Ruthanne Lum McCunn is a writer of Chinese and Scottish descent whose award-winning work has been translated into eleven languages, published in twenty-two countries, and adapted for the stage and film. She is most recently the author of Chinese Yankee, the true story of Thomas Sylvanus.
David’s talk covered the geopolitical basis for the Merchant Navy Liberty Ship building during WWII, its peculiar origins, its astonishing achievements, and the distinguished deployment of the ship itself in the Normandy invasion and elsewhere. Finally, he will cover its return to Normandy for the 50th anniversary of Operation Overlord in 1994 and the way in which the old ship—still operating—contributes to the community today.
David Ainsworth graduated from the University of Kansas and subsequently served as an infantry and embarkation officer in the U. S. Marine Corps.
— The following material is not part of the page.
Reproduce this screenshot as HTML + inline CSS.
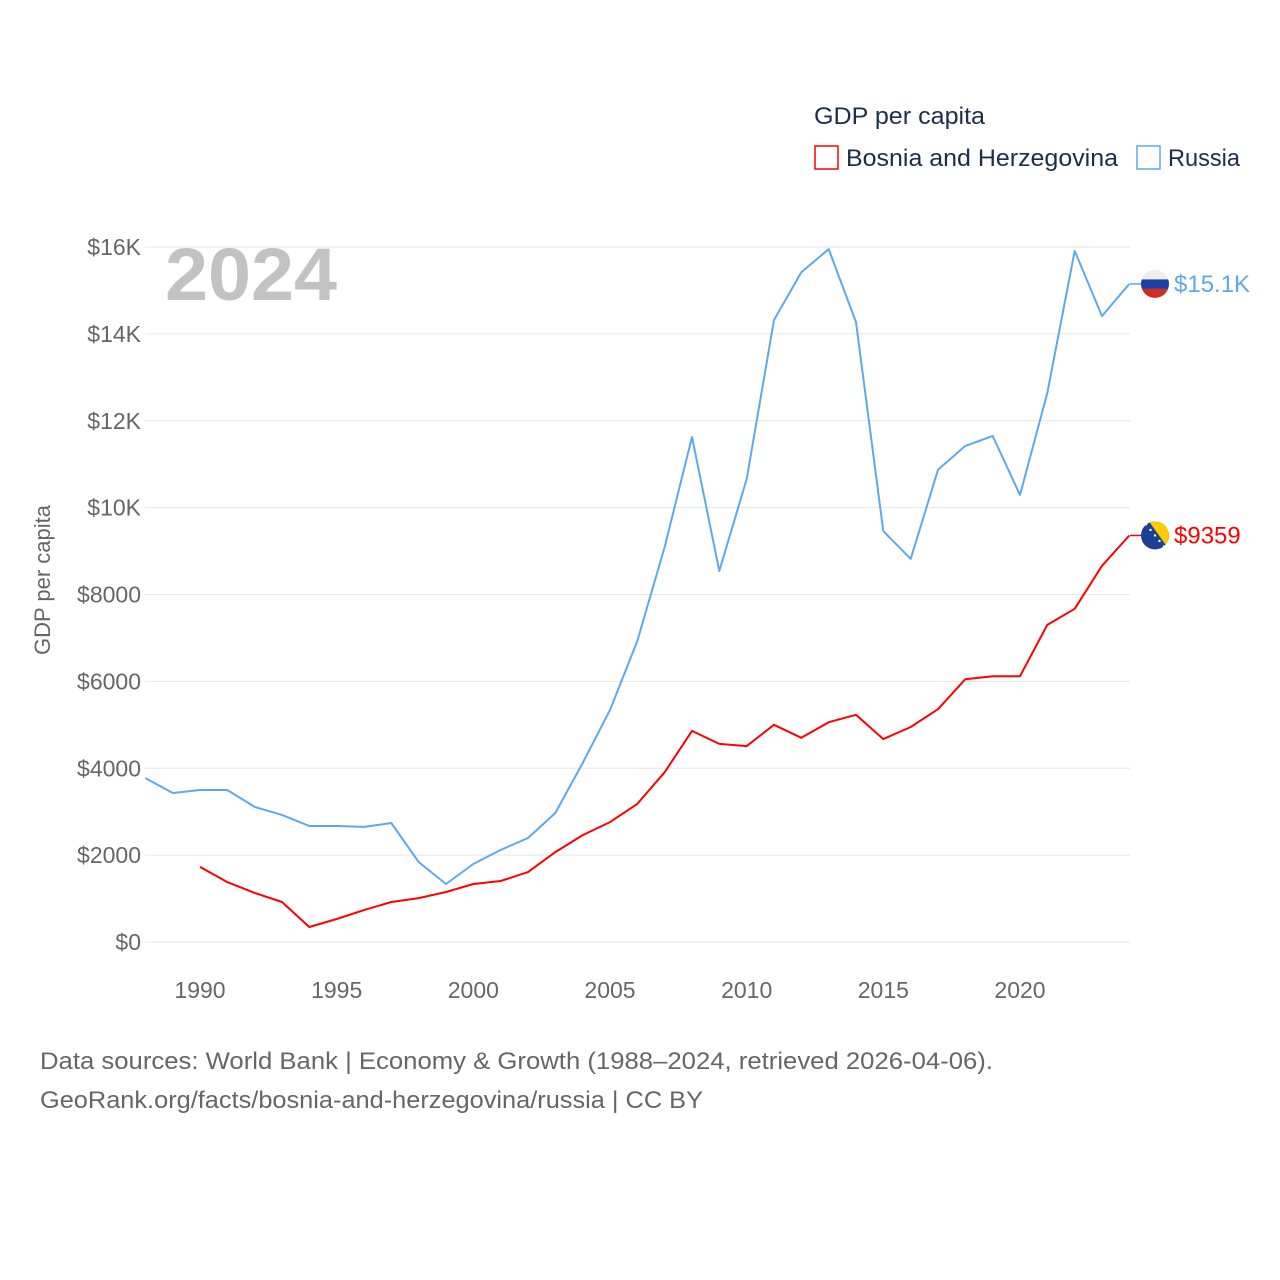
<!DOCTYPE html>
<html><head><meta charset="utf-8">
<style>
html,body{margin:0;padding:0;background:#fff;}
body{width:1280px;height:1280px;position:relative;overflow:hidden;font-family:"Liberation Sans",sans-serif;}
svg{position:absolute;left:0;top:0;}
</style></head>
<body>
<svg id="chart" width="1280" height="1280"></svg>
<script>
const years = [];
for (let y = 1988; y <= 2024; y++) years.push(y);
const russiaValues = [3775,3430,3500,3500,3110,2925,2670,2670,2650,2740,1840,1335,1795,2120,2395,2970,4120,5340,6930,9095,11625,8540,10660,14320,15420,15950,14270,9460,8820,10870,11420,11650,10290,12640,15910,14410,15150];
const bosniaValues = [null,null,1730,1380,1130,920,345,530,735,920,1010,1150,1335,1405,1610,2070,2460,2760,3180,3910,4860,4560,4510,5000,4700,5060,5230,4670,4950,5360,6050,6120,6120,7300,7670,8660,9359];
const yTicks = [0,2000,4000,6000,8000,10000,12000,14000,16000];
const yTickLabels = ["$0","$2000","$4000","$6000","$8000","$10K","$12K","$14K","$16K"];
const xTicks = [1990,1995,2000,2005,2010,2015,2020];

const NS = "http://www.w3.org/2000/svg";
const svg = document.getElementById("chart");
const xS = yr => 200 + (yr - 1990) * (820 / 30);
const yS = v => 942 - v * (695 / 16000);
function el(tag, attrs, parent) {
  const e = document.createElementNS(NS, tag);
  for (const k in attrs) e.setAttribute(k, attrs[k]);
  (parent || svg).appendChild(e);
  return e;
}
yTicks.forEach((v, i) => {
  const g = el("line", {x1:145, x2:1130, y1:yS(v), y2:yS(v), stroke:"#e6e6e6", "stroke-width":1});
  
  
  const t = el("text", {x:141, y:yS(v)+8, "text-anchor":"end", "font-size":23, fill:"#666"});
  t.textContent = yTickLabels[i];
  
  
});
xTicks.forEach(yr => {
  const t = el("text", {x:xS(yr), y:998, "text-anchor":"middle", "font-size":23, fill:"#666"});
  t.textContent = yr;
  
  
});
const yt = el("text", {x:0, y:0, transform:"translate(50,580) rotate(-90)", "text-anchor":"middle", "font-size":22, fill:"#666"});
yt.textContent = "GDP per capita";


const yr = el("text", {x:165, y:300, "font-size":74, "font-weight":"bold", fill:"#c2c2c2", textLength:172, lengthAdjust:"spacingAndGlyphs"});
yr.textContent = "2024";



function line(vals, color, name) {
  let d = "";
  vals.forEach((v, i) => {
    if (v == null) return;
    d += (d ? "L" : "M") + xS(years[i]).toFixed(1) + "," + yS(v).toFixed(1);
  });
  const p = el("path", {d, fill:"none", stroke:color, "stroke-width":2, "stroke-linejoin":"round"});
  
  
}
line(russiaValues, "#5ea8ec", "russia-line");
line(bosniaValues, "#ff0000", "bosnia-line");

function endLabel(v, color, text, name, flag) {
  const y = yS(v);
  el("line", {x1:1130, x2:1142, y1:y, y2:y, stroke:color, "stroke-width":1.5});
  const g = el("g", {});
  
  
  flag(g, 1155, y);
  const t = el("text", {x:1174, y:y+8, "font-size":24, fill:color});
  t.textContent = text;
  
  
}
endLabel(russiaValues[russiaValues.length-1], "#5ea8ec", "$15.1K", "russia", (g, cx, cy) => {
  const cp = el("clipPath", {id:"ruclip"}, g);
  el("circle", {cx, cy, r:14}, cp);
  const gg = el("g", {"clip-path":"url(#ruclip)"}, g);
  el("rect", {x:cx-14, y:cy-14, width:28, height:10, fill:"#eee"}, gg);
  el("rect", {x:cx-14, y:cy-4.5, width:28, height:9.5, fill:"#1c3fa8"}, gg);
  el("rect", {x:cx-14, y:cy+5, width:28, height:10, fill:"#d52b1e"}, gg);
});
endLabel(bosniaValues[bosniaValues.length-1], "#ff0000", "$9359", "bosnia", (g, cx, cy) => {
  const cp = el("clipPath", {id:"baclip"}, g);
  el("circle", {cx, cy, r:14}, cp);
  const gg = el("g", {"clip-path":"url(#baclip)"}, g);
  el("rect", {x:cx-14, y:cy-14, width:28, height:28, fill:"#1b3f94"}, gg);
  el("polygon", {points:`${cx-6},${cy-14} ${cx+14},${cy-14} ${cx+14},${cy+14}`, fill:"#fecb00"}, gg);
  for (let i=0;i<5;i++) el("circle", {cx:cx-9+i*4.5, cy:cy-11+i*5.5, r:1.2, fill:"#fff"}, gg);
});

const lt = el("text", {x:814, y:124, "font-size":24, fill:"#1d2d4a", textLength:171, lengthAdjust:"spacingAndGlyphs"});
lt.textContent = "GDP per capita";


function legend(x, color, text, name, w) {
  const r = el("rect", {x:x, y:146, width:23, height:23, fill:"none", stroke:color, "stroke-width":1.5});
  
  
  const t = el("text", {x:x+31, y:166, "font-size":24, fill:"#1d2d4a", textLength:w, lengthAdjust:"spacingAndGlyphs"});
  t.textContent = text;
  
  
}
legend(815, "#ff0000", "Bosnia and Herzegovina", "bosnia", 272);
legend(1137, "#5ea8ec", "Russia", "russia", 72);

const f1 = el("text", {x:40, y:1069, "font-size":24, fill:"#666", textLength:953, lengthAdjust:"spacingAndGlyphs"});
f1.textContent = "Data sources: World Bank | Economy & Growth (1988–2024, retrieved 2026-04-06).";


const f2 = el("text", {x:40, y:1108, "font-size":24, fill:"#666", textLength:663, lengthAdjust:"spacingAndGlyphs"});
f2.textContent = "GeoRank.org/facts/bosnia-and-herzegovina/russia | CC BY";


</script>
</body></html>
He attended Golden Gate Law school in San Francisco and practiced maritime law for thirty five years, first for Matson Lines and then American President Lines, where he served as Vice President and General Counsel. He has also been of counsel to a Washington DC law firm and presently consults for a San Francisco based shipping company. He has authored two novels, In Extremis and The Chasm, both political suspense stories (visit www.davidainsworthbooks.com for details) and is a member of the volunteer crew of the SS Jeremiah O’Brien (docent and Chairman of the Speaker’s Bureau.) He resides in the Napa Valley and enjoys making wine each fall for his house label, Admiralty Cellars.
Gene has written a well-researched non-fiction historical novel about a relatively unknown Civil War Major General. Although innocent, Fitz John Porter was accused of losing a crucial battle and tried and convicted for cowardice and disobedience. This true story reveals the political false reasons for his court martial.
The tale depicts the Second Battle of Manassas in grim, eye-witness accounts of the fighting and dying during three days in August 1862. President Abraham Lincoln’s unhappy part in the tragedy is woven together with the events of that period like threads in a bloody tapestry to create the changes that shaped and changed America for all time.
Gene Paleno has farmed in Lake County for nearly fifty years and been writing even longer. During most of the good part of a century of life Gene has had more occupations and professions than you can count on both hands. He writes to entertain. Gene has written fifteen full-length novels and several collections of stories on a wide range of subjects, and a weekly newspaper column of the animals and people he’s met while he’s farmed…to novels about the Civil War, Lake County history, and Adult science fiction and fantasy.
Asked, “Why do you write?” his reply was, “Because I must. Writing is like breathing. It is the reason I wake each day glad to be alive.” “Besides,” he adds, “Seeing my stories in print and knowing people enjoy reading them is like having Apple Pie… and I love Apple Pie.”